• [Given exercise] In the listing below, locate the lines bearing the word "matplotlib". Copy every one of them.

• [Provided data]
• • •

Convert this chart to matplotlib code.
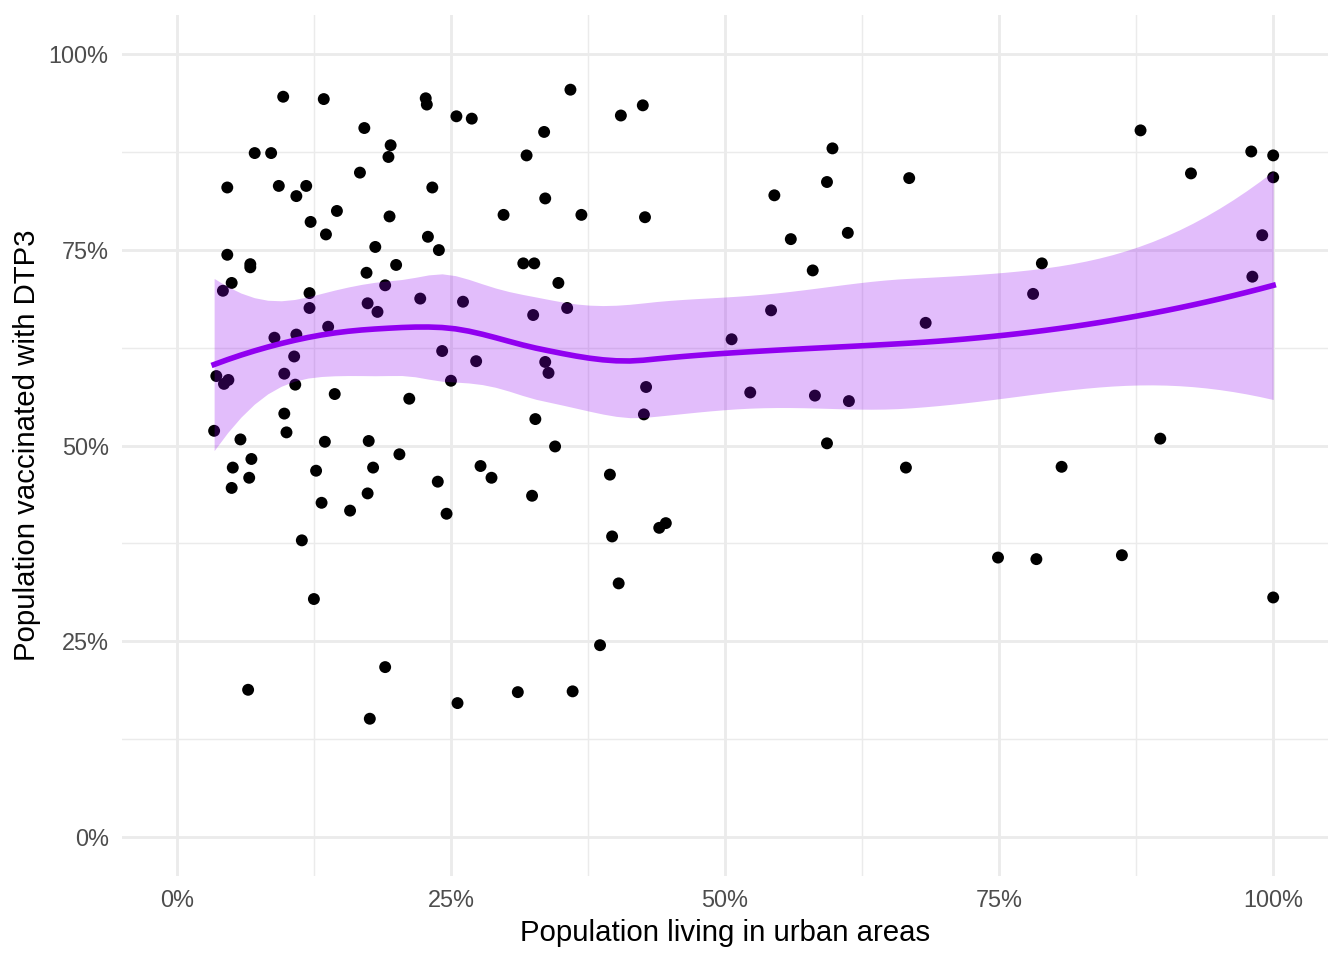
import matplotlib
matplotlib.use("Agg")
import matplotlib.pyplot as plt
from matplotlib.ticker import PercentFormatter, FixedLocator
import numpy as np

# share of population living in urban areas (%)
urban = np.array([
    9.7, 13.4, 22.7, 22.8, 25.5, 26.9, 35.9, 40.5, 42.5, 17.1,
    33.5, 87.9, 19.5, 19.3, 31.9, 7.1, 8.6, 59.8, 98.0, 100.0,
    16.7, 92.5, 66.8, 59.3, 100.0, 4.6, 9.3, 11.8, 23.3, 10.9,
    33.6, 54.5, 14.6, 29.8, 19.4, 36.9, 42.7, 12.2, 13.6, 61.2,
    22.9, 56.0, 99.0, 4.6, 18.1, 23.9, 6.7, 6.7, 20.0, 31.6,
    32.6, 78.9, 17.3, 58.0, 98.1, 34.8, 5.0, 19.0, 12.1, 4.2,
    78.1, 22.2, 26.1, 17.4, 35.6, 12.1, 18.3, 54.2, 32.5, 68.3,
    13.8, 10.9, 8.9, 50.6, 24.2, 10.7, 27.3, 33.6, 33.9, 9.8,
    3.6, 4.7, 4.3, 10.8, 25.0, 42.8, 52.3, 14.4, 58.2, 21.2,
    61.3, 9.8, 32.7, 42.6, 3.4, 10.0, 5.8, 13.5, 17.5, 59.3,
    89.7, 34.5, 20.3, 6.8, 5.1, 12.7, 17.9, 27.7, 66.5, 80.7,
    39.5, 6.6, 28.7, 5.0, 23.8, 17.4, 32.4, 13.2, 15.8, 24.6,
    44.6, 44.0, 39.7, 11.4, 74.9, 78.4, 86.2, 40.3, 12.5, 100.0,
    38.6, 19.0, 6.5, 31.1, 36.1, 25.6, 17.6,
])

# share of population vaccinated with DTP3 (%)
dtp3 = np.array([
    94.6, 94.3, 94.4, 93.6, 92.1, 91.8, 95.5, 92.2, 93.5, 90.6,
    90.1, 90.3, 88.4, 86.9, 87.1, 87.4, 87.4, 88.0, 87.6, 87.1,
    84.9, 84.8, 84.2, 83.7, 84.3, 83.0, 83.2, 83.2, 83.0, 81.9,
    81.6, 82.0, 80.0, 79.5, 79.3, 79.5, 79.2, 78.6, 77.0, 77.2,
    76.7, 76.4, 76.9, 74.4, 75.4, 75.0, 73.2, 72.8, 73.1, 73.3,
    73.3, 73.3, 72.1, 72.4, 71.6, 70.8, 70.8, 70.5, 69.5, 69.8,
    69.4, 68.8, 68.4, 68.2, 67.6, 67.6, 67.1, 67.3, 66.7, 65.7,
    65.2, 64.2, 63.8, 63.6, 62.1, 61.4, 60.8, 60.7, 59.3, 59.2,
    58.9, 58.4, 57.9, 57.8, 58.3, 57.5, 56.8, 56.6, 56.4, 56.0,
    55.7, 54.1, 53.4, 54.0, 51.9, 51.7, 50.8, 50.5, 50.6, 50.3,
    50.9, 49.9, 48.9, 48.3, 47.2, 46.8, 47.2, 47.4, 47.2, 47.3,
    46.3, 45.9, 45.9, 44.6, 45.4, 43.9, 43.6, 42.7, 41.7, 41.3,
    40.1, 39.5, 38.4, 37.9, 35.7, 35.5, 36.0, 32.4, 30.4, 30.6,
    24.5, 21.7, 18.8, 18.5, 18.6, 17.1, 15.1,
])

pct_ticks = [0, 25, 50, 75, 100]
minor_ticks = [12.5, 37.5, 62.5, 87.5]

LINE = "#9100F0"
GRID = "#EBEBEB"
TXT = "#4D4D4D"
SPAN = 0.75


def local_ops(x, x_eval, span=SPAN):
    # local quadratic fit, tricube weights -> operator rows for value and slope
    n = len(x)
    q = int(np.floor(n * span))
    val, slope = [], []
    for xv in x_eval:
        d = np.abs(x - xv)
        h = np.sort(d)[q - 1]
        w = np.clip(1 - (d / h) ** 3, 0, None) ** 3
        X = np.column_stack([np.ones(n), x - xv, (x - xv) ** 2])
        XtW = X.T * w
        B = np.linalg.solve(XtW @ X, XtW)
        val.append(B[0])
        slope.append(B[1])
    return np.array(val), np.array(slope)


def kd_vertices(x, span=SPAN, cell=0.2):
    # vertices of the 1-d kd tree used by loess' interpolated surface
    xs = np.sort(x)
    fc = int(np.floor(len(x) * span * cell))
    lo, hi = xs[0], xs[-1]
    mu = 0.005 * (hi - lo)
    verts = [lo - mu, hi + mu]

    def split(l, u):
        if u - l + 1 <= fc:
            return
        m = (l + 1 + u + 1) // 2 - 1
        verts.append((xs[m] + xs[m + 1]) / 2)
        split(l, m)
        split(m + 1, u)

    split(0, len(xs) - 1)
    return np.array(sorted(verts))


def loess_operator(x, x_eval):
    vx = kd_vertices(x)
    V, S = local_ops(x, vx)
    rows = []
    for xv in x_eval:
        i = np.clip(np.searchsorted(vx, xv) - 1, 0, len(vx) - 2)
        a, b = vx[i], vx[i + 1]
        hh = b - a
        t = (xv - a) / hh
        h00 = 2 * t ** 3 - 3 * t ** 2 + 1
        h10 = t ** 3 - 2 * t ** 2 + t
        h01 = -2 * t ** 3 + 3 * t ** 2
        h11 = t ** 3 - t ** 2
        rows.append(h00 * V[i] + h10 * hh * S[i] + h01 * V[i + 1] + h11 * hh * S[i + 1])
    return np.array(rows)


# smoother + 95% band
L = loess_operator(urban, urban)
res = dtp3 - L @ dtp3
IL = np.eye(len(urban)) - L
M = IL.T @ IL
one_delta = np.trace(M)
two_delta = np.trace(M @ M)
sigma = np.sqrt(np.sum(res ** 2) / one_delta)
dof = one_delta ** 2 / two_delta
z = 1.959964
tq = z + (z ** 3 + z) / (4 * dof) + (5 * z ** 5 + 16 * z ** 3 + 3 * z) / (96 * dof ** 2)

grid_x = np.linspace(urban.min(), urban.max(), 80)
L0 = loess_operator(urban, grid_x)
fit = L0 @ dtp3
se = sigma * np.sqrt(np.sum(L0 ** 2, axis=1))

plt.rcParams['font.family'] = ['Liberation Sans', 'DejaVu Sans']

fig = plt.figure(figsize=(7, 5), dpi=192)
ax = fig.add_axes([0.0908, 0.0875, 0.8973, 0.8965])

ax.scatter(urban, dtp3, s=20, color="black", edgecolors="none", zorder=2)
ax.fill_between(grid_x, fit - tq * se, fit + tq * se, color=LINE, alpha=0.26,
                linewidth=0, zorder=3)
ax.plot(grid_x, fit, color=LINE, linewidth=2.1, zorder=4)

ax.set_xlim(-5, 105)
ax.set_ylim(-5, 105)
for axis in (ax.xaxis, ax.yaxis):
    axis.set_major_locator(FixedLocator(pct_ticks))
    axis.set_minor_locator(FixedLocator(minor_ticks))
    axis.set_major_formatter(PercentFormatter(100, decimals=0))
ax.grid(which="major", color=GRID, linewidth=1.07, zorder=0)
ax.grid(which="minor", color=GRID, linewidth=0.53, zorder=0)
ax.set_axisbelow(True)
for s in ax.spines.values():
    s.set_visible(False)
ax.tick_params(which="both", length=0, labelsize=8.8, labelcolor=TXT)
ax.tick_params(axis="x", pad=5)
ax.tick_params(axis="y", pad=5)

ax.set_xlabel("Population living in urban areas", fontsize=11, labelpad=2.5)
ax.set_ylabel("Population vaccinated with DTP3", fontsize=11, labelpad=2.8)

fig.savefig("out.png", dpi=192, facecolor="white")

• • •

• [Worked solution]
Convert this chart to matplotlib code.
import matplotlib
matplotlib.use("Agg")
import matplotlib.pyplot as plt
from matplotlib.ticker import PercentFormatter, FixedLocator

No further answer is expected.